(Short problem): Begin with the first line and repeat exactly through the line containing "from matplotlib.ticker import FixedLocator"; leave every image out.

(Given information):
________
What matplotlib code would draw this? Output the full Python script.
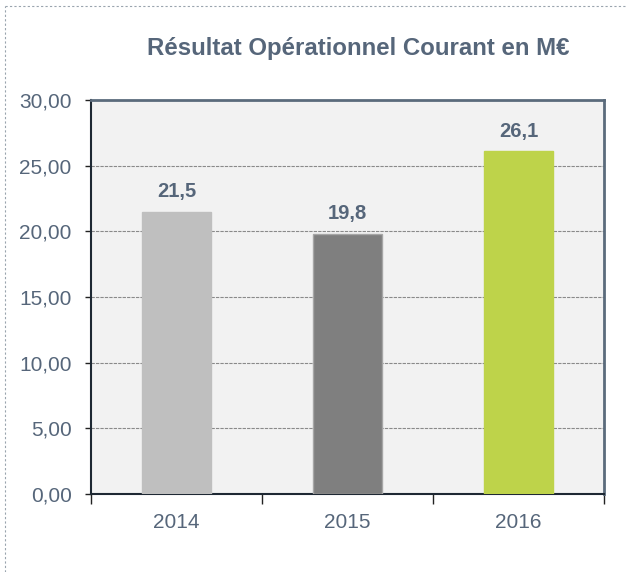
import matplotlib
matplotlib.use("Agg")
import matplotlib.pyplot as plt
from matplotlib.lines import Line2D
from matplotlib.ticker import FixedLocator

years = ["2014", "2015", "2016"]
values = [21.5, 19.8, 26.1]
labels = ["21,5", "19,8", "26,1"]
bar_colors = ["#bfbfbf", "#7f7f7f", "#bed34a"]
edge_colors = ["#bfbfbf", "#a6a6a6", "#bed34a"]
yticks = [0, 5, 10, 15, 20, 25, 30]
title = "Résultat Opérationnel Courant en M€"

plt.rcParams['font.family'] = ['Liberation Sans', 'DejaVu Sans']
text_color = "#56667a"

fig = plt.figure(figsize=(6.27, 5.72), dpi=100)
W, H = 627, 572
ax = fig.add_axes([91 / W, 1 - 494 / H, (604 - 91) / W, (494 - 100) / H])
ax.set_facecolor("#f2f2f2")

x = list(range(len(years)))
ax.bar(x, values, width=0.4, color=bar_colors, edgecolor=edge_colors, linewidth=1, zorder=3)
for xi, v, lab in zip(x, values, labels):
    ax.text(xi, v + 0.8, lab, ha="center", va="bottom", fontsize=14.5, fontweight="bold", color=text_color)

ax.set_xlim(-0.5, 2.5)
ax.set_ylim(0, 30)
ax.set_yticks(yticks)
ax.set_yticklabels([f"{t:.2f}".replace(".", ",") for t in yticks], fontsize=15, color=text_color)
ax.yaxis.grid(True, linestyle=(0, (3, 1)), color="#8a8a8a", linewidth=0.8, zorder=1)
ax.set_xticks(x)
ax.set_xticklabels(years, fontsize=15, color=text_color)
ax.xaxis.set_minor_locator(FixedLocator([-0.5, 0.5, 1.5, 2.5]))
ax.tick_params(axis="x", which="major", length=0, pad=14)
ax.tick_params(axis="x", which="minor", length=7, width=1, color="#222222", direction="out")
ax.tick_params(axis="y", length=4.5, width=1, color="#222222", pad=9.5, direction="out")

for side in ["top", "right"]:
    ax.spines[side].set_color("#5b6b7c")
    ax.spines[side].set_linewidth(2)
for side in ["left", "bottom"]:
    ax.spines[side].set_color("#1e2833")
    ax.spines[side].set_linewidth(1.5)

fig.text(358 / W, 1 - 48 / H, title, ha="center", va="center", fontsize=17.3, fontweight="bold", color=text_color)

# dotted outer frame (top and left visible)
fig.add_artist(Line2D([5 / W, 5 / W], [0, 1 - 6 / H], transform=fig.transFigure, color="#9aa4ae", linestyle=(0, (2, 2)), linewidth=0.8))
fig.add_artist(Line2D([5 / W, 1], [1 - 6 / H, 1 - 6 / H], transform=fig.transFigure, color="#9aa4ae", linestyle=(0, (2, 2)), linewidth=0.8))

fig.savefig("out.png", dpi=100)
________
(The solution):
What matplotlib code would draw this? Output the full Python script.
import matplotlib
matplotlib.use("Agg")
import matplotlib.pyplot as plt
from matplotlib.lines import Line2D
from matplotlib.ticker import FixedLocator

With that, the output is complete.